Édito

France: des airs de Famille Addams

France: des airs de famille Addams
Discours du nouveau ministre de l'Intérieur, Bruno Retailleau. KEYSTONE
France

L’état de grâce n’aura duré que quelques secondes! Le gouvernement français annoncé samedi par le premier ministre, Michel Barnier, ressemble déjà à la Famille Addams. Il faut dire que l’investiture partait d’un mauvais pied: illégitime, car contraire au choix des urnes; imposée au forceps par un Emmanuel Macron de plus en plus autocrate; et portée par le représentant d’un parti (Les Républicains) battu aux élections…

Comme cet attelage de bric et de broc doit compter sur la bienveillance de l’extrême droite, son caractère réactionnaire était annoncé. Mais les associations de défense des droits des femmes et des minorités sexuelles se sont étouffées à mesure que les pedigrees des noms de ministres étaient dévoilés11Elsa de la Roche Saint-André, «IVG, droits LGBT, écoles privées: un gouvernement marqué par les positions très conservatrices de plusieurs ministres», Check News de Libération du 22 septembre.

On retrouve dans la nouvelle équipe gouvernementale une série d’habitué·es de la «Manif pour tous», comme Laurence Garnier (secrétaire d’Etat à la Consommation) et Bruno Retailleau (ministre de l’Intérieur) qui ont défilé contre le mariage pour les personnes de même genre. La première a même annoncé qu’elle refuserait de célébrer de telles unions. On les retrouve sans surprise opposé·es à la sanctuarisation du droit à l’IVG dans la Constitution.

En tout, Libération recense treize ministres ou secrétaires d’Etat sur un collège de 39 (un tiers, donc!) qui se sont illustré·es par des positions réactionnaires sur les questions de droits fondamentaux. Qu’il s’agisse de l’interdiction des monstrueuses thérapies de conversion, de tentatives de proscrire les transitions de genre chez les mineur·es, de leur refus d’ouvrir la procréation médicalement assistée aux couples de femmes ou aux femmes seules, ou en considérant que le climat homophobe et sexiste dénoncé dans l’établissement privé Stanislas – sous contrat avec l’Etat – serait motivé par une haine des écoles sélectes où se cooptent les élites comme la France les affectionne tant. Verrue supplémentaire sur cette trogne des mauvais jours, on peut y ajouter un ministre coronasceptique et adepte des théories disqualifiées du professeur Raoult sur l’hydroxychloroquine en la personne du ministre de la Recherche – excusez du peu –, Patrick Hetzel.
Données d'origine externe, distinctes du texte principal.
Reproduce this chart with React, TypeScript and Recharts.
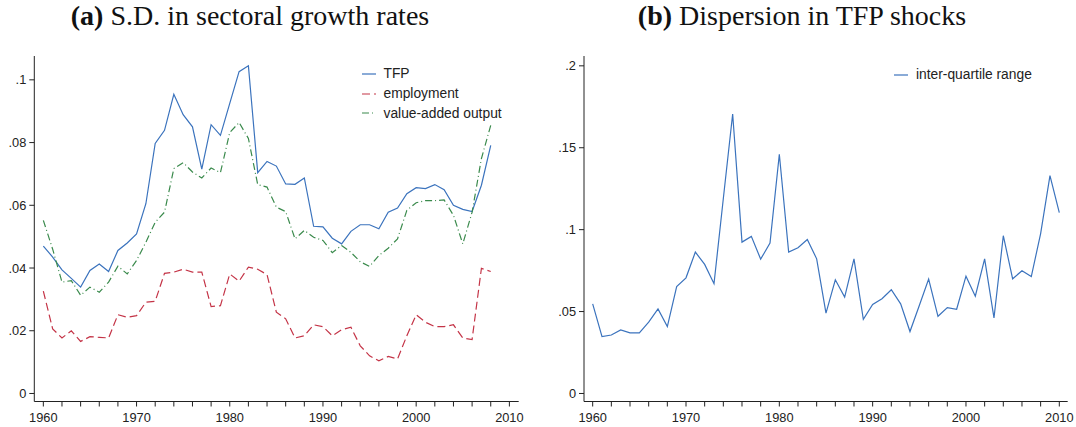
import React from "react";
import { LineChart, Line, XAxis, YAxis } from "recharts";

// panel (a): S.D. of sectoral growth rates
const YEARS_A = [
  1960, 1961, 1962, 1963, 1964, 1965, 1966, 1967, 1968, 1969,
  1970, 1971, 1972, 1973, 1974, 1975, 1976, 1977, 1978, 1979,
  1980, 1981, 1982, 1983, 1984, 1985, 1986, 1987, 1988, 1989,
  1990, 1991, 1992, 1993, 1994, 1995, 1996, 1997, 1998, 1999,
  2000, 2001, 2002, 2003, 2004, 2005, 2006, 2007, 2008,
];
const TFP = [
  0.047, 0.0435, 0.0394, 0.0367, 0.0339, 0.0392, 0.0413, 0.0389, 0.0456, 0.048,
  0.0509, 0.0605, 0.0797, 0.0839, 0.0954, 0.0889, 0.085, 0.0715, 0.0857, 0.0823,
  0.0925, 0.1026, 0.1045, 0.0704, 0.074, 0.0725, 0.0668, 0.0667, 0.0687, 0.0533,
  0.0531, 0.0495, 0.0477, 0.0517, 0.0538, 0.0538, 0.0525, 0.0578, 0.0591, 0.0637,
  0.0656, 0.0653, 0.0666, 0.065, 0.06, 0.0587, 0.058, 0.0664, 0.0791,
];
const EMPLOYMENT = [
  0.0326, 0.0206, 0.0177, 0.02, 0.0166, 0.0181, 0.0179, 0.0177, 0.0251, 0.0243,
  0.0248, 0.0291, 0.0294, 0.0383, 0.0387, 0.0396, 0.0387, 0.0387, 0.0277, 0.028,
  0.0381, 0.0358, 0.0403, 0.0396, 0.0379, 0.0259, 0.0238, 0.0177, 0.0184, 0.0219,
  0.0213, 0.0184, 0.0203, 0.0211, 0.0152, 0.012, 0.0104, 0.0118, 0.011, 0.0184,
  0.0251, 0.0227, 0.0213, 0.0213, 0.0219, 0.0177, 0.0172, 0.0399, 0.0389,
];
const VALUE_ADDED = [
  0.0552, 0.046, 0.0355, 0.036, 0.0313, 0.0339, 0.0323, 0.0355, 0.0406, 0.0381,
  0.0424, 0.0482, 0.0546, 0.0578, 0.0717, 0.0736, 0.0706, 0.0687, 0.0719, 0.0704,
  0.0832, 0.0864, 0.0813, 0.0666, 0.0658, 0.0594, 0.058, 0.0493, 0.052, 0.0498,
  0.0488, 0.0449, 0.0472, 0.045, 0.042, 0.0405, 0.044, 0.0463, 0.0493, 0.0584,
  0.0608, 0.0615, 0.0615, 0.0617, 0.0568, 0.0477, 0.0578, 0.0749, 0.0855,
];

// panel (b): inter-quartile range of TFP shocks
const YEARS_B = [
  1960, 1961, 1962, 1963, 1964, 1965, 1966, 1967, 1968, 1969,
  1970, 1971, 1972, 1973, 1974, 1975, 1976, 1977, 1978, 1979,
  1980, 1981, 1982, 1983, 1984, 1985, 1986, 1987, 1988, 1989,
  1990, 1991, 1992, 1993, 1994, 1995, 1996, 1997, 1998, 1999,
  2000, 2001, 2002, 2003, 2004, 2005, 2006, 2007, 2008, 2009, 2010,
];
const IQR = [
  0.0547, 0.0347, 0.0357, 0.0388, 0.037, 0.037, 0.0435, 0.0516, 0.0408, 0.0653,
  0.0706, 0.0863, 0.0788, 0.067, 0.119, 0.1706, 0.0924, 0.0959, 0.082, 0.0918,
  0.146, 0.0863, 0.089, 0.094, 0.0822, 0.049, 0.0694, 0.0588, 0.0822, 0.0453,
  0.0543, 0.0578, 0.0633, 0.0547, 0.0378, 0.0537, 0.0698, 0.0471, 0.0524, 0.0514,
  0.0716, 0.0594, 0.0822, 0.0461, 0.0963, 0.07, 0.0749, 0.0714, 0.0976, 0.133, 0.1104,
];

const X_TICKS = [
  1960, 1962, 1964, 1966, 1968, 1970, 1972, 1974, 1976, 1978,
  1980, 1982, 1984, 1986, 1988, 1990, 1992, 1994, 1996, 1998,
  2000, 2002, 2004, 2006, 2008, 2010,
];
const Y_TICKS_A = [0, 0.02, 0.04, 0.06, 0.08, 0.1];
const Y_TICKS_B = [0, 0.05, 0.1, 0.15, 0.2];

const BLUE = "#3b73bd";
const RED = "#c43447";
const GREEN = "#3a8a4c";
const AXIS = "#222";
const SANS = "'Liberation Sans', Arial, Helvetica, sans-serif";
const SERIF = "'Liberation Serif', 'Times New Roman', serif";

const SERIES_A = [
  { key: "tfp", name: "TFP", color: BLUE, dash: undefined as string | undefined },
  { key: "emp", name: "employment", color: RED, dash: "8 4" },
  { key: "va", name: "value-added output", color: GREEN, dash: "7 3 1 3" },
];

const dataA = YEARS_A.map((year, i) => ({
  year,
  tfp: TFP[i],
  emp: EMPLOYMENT[i],
  va: VALUE_ADDED[i],
}));
const dataB = YEARS_B.map((year, i) => ({ year, iqr: IQR[i] }));

const fmtYear = (v: number) => (v % 10 === 0 ? String(v) : "");
const fmtDec = (v: number) => (v === 0 ? "0" : String(v).replace(/^0/, ""));

const tickStyle = { fill: AXIS, fontSize: 12.8, fontFamily: SANS };

function LegendBox({ items, left, top }: { items: { name: string; color: string; dash?: string }[]; left: number; top: number }) {
  return (
    <div style={{ position: "absolute", left, top, fontFamily: SANS, fontSize: 13.8, color: "#222" }}>
      {items.map((it) => (
        <div key={it.name} style={{ display: "flex", alignItems: "center", height: 19.7 }}>
          <svg width={14} height={4} style={{ marginRight: 8 }}>
            <line x1={0} y1={2} x2={14} y2={2} stroke={it.color} strokeWidth={1.2} strokeDasharray={it.dash} />
          </svg>
          <span style={{ whiteSpace: "nowrap" }}>{it.name}</span>
        </div>
      ))}
    </div>
  );
}

function Title({ label, text, center }: { label: string; text: string; center: number }) {
  return (
    <div
      style={{
        position: "absolute",
        left: center - 250,
        top: 0,
        width: 500,
        textAlign: "center",
        fontFamily: SERIF,
        fontSize: 28,
        lineHeight: "31px",
        color: "#111",
        whiteSpace: "nowrap",
      }}
    >
      <b>{label}</b> {text}
    </div>
  );
}

export default function App() {
  return (
    <div style={{ position: "absolute", left: 0, top: 0, width: 1076, height: 427, background: "#fff" }}>
      <Title label="(a)" text="S.D. in sectoral growth rates" center={250} />
      <Title label="(b)" text="Dispersion in TFP shocks" center={802} />

      <div style={{ position: "absolute", left: 0, top: 0 }}>
        <LineChart width={540} height={427} data={dataA} margin={{ top: 56, right: 21.3, bottom: 0, left: 0 }}>
          <XAxis
            dataKey="year"
            type="number"
            domain={[1959.03, 2011]}
            allowDataOverflow
            ticks={X_TICKS}
            interval={0}
            tickFormatter={fmtYear}
            height={25.5}
            stroke={AXIS}
            tickSize={5}
            tickMargin={6}
            tick={tickStyle}
          />
          <YAxis
            type="number"
            domain={[-0.00256, 0.1076]}
            allowDataOverflow
            ticks={Y_TICKS_A}
            interval={0}
            tickFormatter={fmtDec}
            width={34.3}
            stroke={AXIS}
            tickSize={5}
            tickMargin={3}
            tick={tickStyle}
          />
          {SERIES_A.map((s) => (
            <Line
              key={s.key}
              type="linear"
              dataKey={s.key}
              name={s.name}
              stroke={s.color}
              strokeWidth={1.2}
              strokeDasharray={s.dash}
              dot={false}
              isAnimationActive={false}
            />
          ))}
        </LineChart>
      </div>
      <LegendBox items={SERIES_A} left={361.5} top={64} />

      <div style={{ position: "absolute", left: 550, top: 0 }}>
        <LineChart width={526} height={427} data={dataB} margin={{ top: 56, right: 8.3, bottom: 0, left: 0 }}>
          <XAxis
            dataKey="year"
            type="number"
            domain={[1959.07, 2010.9]}
            allowDataOverflow
            ticks={X_TICKS}
            interval={0}
            tickFormatter={fmtYear}
            height={25.5}
            stroke={AXIS}
            tickSize={5}
            tickMargin={6}
            tick={tickStyle}
          />
          <YAxis
            type="number"
            domain={[-0.0049, 0.206]}
            allowDataOverflow
            ticks={Y_TICKS_B}
            interval={0}
            tickFormatter={fmtDec}
            width={34}
            stroke={AXIS}
            tickSize={5}
            tickMargin={3}
            tick={tickStyle}
          />
          <Line
            type="linear"
            dataKey="iqr"
            name="inter-quartile range"
            stroke={BLUE}
            strokeWidth={1.2}
            dot={false}
            isAnimationActive={false}
          />
        </LineChart>
      </div>
      <LegendBox items={[{ name: "inter-quartile range", color: BLUE }]} left={894} top={65} />
    </div>
  );
}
Les plus modéré·es de cette inquiétante camarilla justifient leur refus, par exemple, de la constitutionnalisation de l’avortement par l’affirmation que ce droit ne serait pas menacé en France. On se dit au contraire que face à cette offensive sous haut-patronnage de l’extrême droite, une telle sanctuarisation est une garantie salutaire. On ne pensait simplement pas qu’elle devrait être activée aussi rapidement.